5.0 out of 5 stars
Peter Schafer's insight, September 4, 2010
This review is from: History of the Jews in Antiquity: The Jews of Palestine from Alexander the Great to the Arab Conquest (Paperback)
Peter Schafer's "History of the Jews in Antiquity" combines a succinct narrative of the period reported by Flavius Josesphus in his histories "Antiquities of the Jews" and "The Jewish War" with extra insight from wider sources. I'd been struggling with the common translation of Josephus' works, William Whiston's 18th century work, and found Schafer's modern text clearer and easier to understand. Though written in German, the English translation bears no awkwardness of the movement from the original to English.

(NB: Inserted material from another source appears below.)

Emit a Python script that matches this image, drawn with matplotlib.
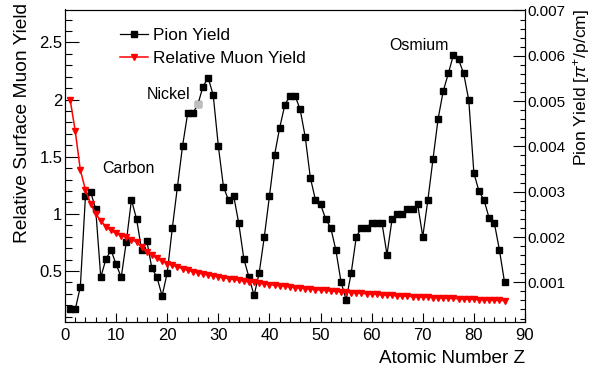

Schafer, a German scholar now on the faculty at Princeton Theological Seminary, draws on rabbinical writings and other souorces to expand and improve on the accuracy of Josephus' history. From Schafer, I have a better understanding of the differences between Saduccees and Pharisees as well as the impact of Greek culture on the people of Palestine, as he describes the region comprising Judea and the other territories of the Middle East ruled variously by Greeks, Jews, Egyptians, and Romans. Until I read his book, I'd no idea that Palestine remained in violent turmoil from the Maccabean rebellion through the Roman destruction of Jerusalem.

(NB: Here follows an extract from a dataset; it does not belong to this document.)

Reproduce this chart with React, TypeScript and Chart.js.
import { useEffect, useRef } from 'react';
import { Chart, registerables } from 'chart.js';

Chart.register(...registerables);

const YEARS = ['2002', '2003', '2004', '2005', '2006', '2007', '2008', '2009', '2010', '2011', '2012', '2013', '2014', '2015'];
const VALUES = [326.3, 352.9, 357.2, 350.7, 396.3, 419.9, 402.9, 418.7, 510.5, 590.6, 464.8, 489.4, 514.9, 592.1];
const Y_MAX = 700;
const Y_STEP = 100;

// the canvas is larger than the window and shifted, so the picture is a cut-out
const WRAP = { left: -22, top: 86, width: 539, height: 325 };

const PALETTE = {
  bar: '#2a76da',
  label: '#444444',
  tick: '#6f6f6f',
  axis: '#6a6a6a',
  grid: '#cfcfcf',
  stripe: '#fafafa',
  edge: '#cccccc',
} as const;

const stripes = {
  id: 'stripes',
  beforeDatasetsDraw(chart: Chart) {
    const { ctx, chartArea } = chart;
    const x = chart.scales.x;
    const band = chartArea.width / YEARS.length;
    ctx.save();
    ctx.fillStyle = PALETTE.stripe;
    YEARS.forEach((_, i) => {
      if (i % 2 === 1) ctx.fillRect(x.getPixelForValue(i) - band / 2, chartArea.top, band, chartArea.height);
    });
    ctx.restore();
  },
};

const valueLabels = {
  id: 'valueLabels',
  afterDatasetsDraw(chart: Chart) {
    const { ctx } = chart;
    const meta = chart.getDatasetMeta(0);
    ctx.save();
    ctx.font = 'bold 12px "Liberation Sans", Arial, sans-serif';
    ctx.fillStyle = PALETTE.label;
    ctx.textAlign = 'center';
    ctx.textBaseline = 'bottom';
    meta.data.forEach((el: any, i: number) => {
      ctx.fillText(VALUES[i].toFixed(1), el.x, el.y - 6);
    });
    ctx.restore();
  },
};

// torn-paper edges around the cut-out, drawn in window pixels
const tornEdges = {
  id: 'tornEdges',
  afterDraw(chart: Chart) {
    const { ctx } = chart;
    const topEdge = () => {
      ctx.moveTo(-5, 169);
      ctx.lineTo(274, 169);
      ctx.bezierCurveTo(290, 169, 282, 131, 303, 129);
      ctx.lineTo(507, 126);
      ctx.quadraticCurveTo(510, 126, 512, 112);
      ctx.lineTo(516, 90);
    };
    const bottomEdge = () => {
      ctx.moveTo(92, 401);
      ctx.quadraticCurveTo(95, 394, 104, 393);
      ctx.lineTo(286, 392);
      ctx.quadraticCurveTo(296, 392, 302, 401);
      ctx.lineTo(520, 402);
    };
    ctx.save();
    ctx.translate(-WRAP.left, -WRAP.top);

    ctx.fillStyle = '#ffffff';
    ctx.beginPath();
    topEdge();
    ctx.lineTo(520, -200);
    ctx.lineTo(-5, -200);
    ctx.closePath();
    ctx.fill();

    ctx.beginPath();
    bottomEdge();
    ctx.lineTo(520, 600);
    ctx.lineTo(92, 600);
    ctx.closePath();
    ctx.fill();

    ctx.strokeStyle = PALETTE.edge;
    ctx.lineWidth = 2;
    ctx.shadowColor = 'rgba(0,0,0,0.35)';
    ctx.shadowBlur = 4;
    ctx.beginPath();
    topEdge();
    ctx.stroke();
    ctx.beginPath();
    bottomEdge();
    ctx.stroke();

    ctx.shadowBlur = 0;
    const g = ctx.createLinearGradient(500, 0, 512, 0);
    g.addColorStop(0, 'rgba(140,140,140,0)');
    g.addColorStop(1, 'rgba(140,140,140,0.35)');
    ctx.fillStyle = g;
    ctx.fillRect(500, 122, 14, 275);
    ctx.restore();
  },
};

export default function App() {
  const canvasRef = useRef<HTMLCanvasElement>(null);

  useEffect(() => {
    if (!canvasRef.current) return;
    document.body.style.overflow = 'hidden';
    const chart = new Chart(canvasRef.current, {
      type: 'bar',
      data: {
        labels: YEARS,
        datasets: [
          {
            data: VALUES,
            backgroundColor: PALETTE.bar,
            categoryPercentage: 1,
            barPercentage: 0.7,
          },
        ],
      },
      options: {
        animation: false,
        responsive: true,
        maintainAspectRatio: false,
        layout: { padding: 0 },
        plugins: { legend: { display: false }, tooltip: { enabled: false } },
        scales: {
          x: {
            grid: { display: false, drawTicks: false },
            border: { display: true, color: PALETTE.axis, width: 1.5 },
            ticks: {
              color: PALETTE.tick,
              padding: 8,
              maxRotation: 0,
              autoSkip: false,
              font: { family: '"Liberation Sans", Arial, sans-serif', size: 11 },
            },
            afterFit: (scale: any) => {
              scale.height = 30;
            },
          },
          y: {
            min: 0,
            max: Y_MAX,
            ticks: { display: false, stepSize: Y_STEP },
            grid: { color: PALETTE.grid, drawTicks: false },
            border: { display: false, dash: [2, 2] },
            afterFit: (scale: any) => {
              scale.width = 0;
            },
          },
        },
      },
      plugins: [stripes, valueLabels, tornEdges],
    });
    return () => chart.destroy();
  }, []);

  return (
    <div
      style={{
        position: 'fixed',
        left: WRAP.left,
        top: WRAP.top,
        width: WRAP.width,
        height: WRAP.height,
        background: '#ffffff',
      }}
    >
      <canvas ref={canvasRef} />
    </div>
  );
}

I read this as a Christian who's been working at understanding why people listened to Jesus' message of peace and love. Schafer makes it clear that Jewish society split between those who adapted Greek ways and those who eschewed them, that the former tended to be wealthy urban dwellers and the latter, rural poor. Piety, he explains, came to be associated with poverty and wealth with decadence. Temple high priests were just as embroiled in poower politics as kings were. In this time, the Greek ideal of Achilles established the image of a powerful man, the opposite of the teachings of John and then Jesus.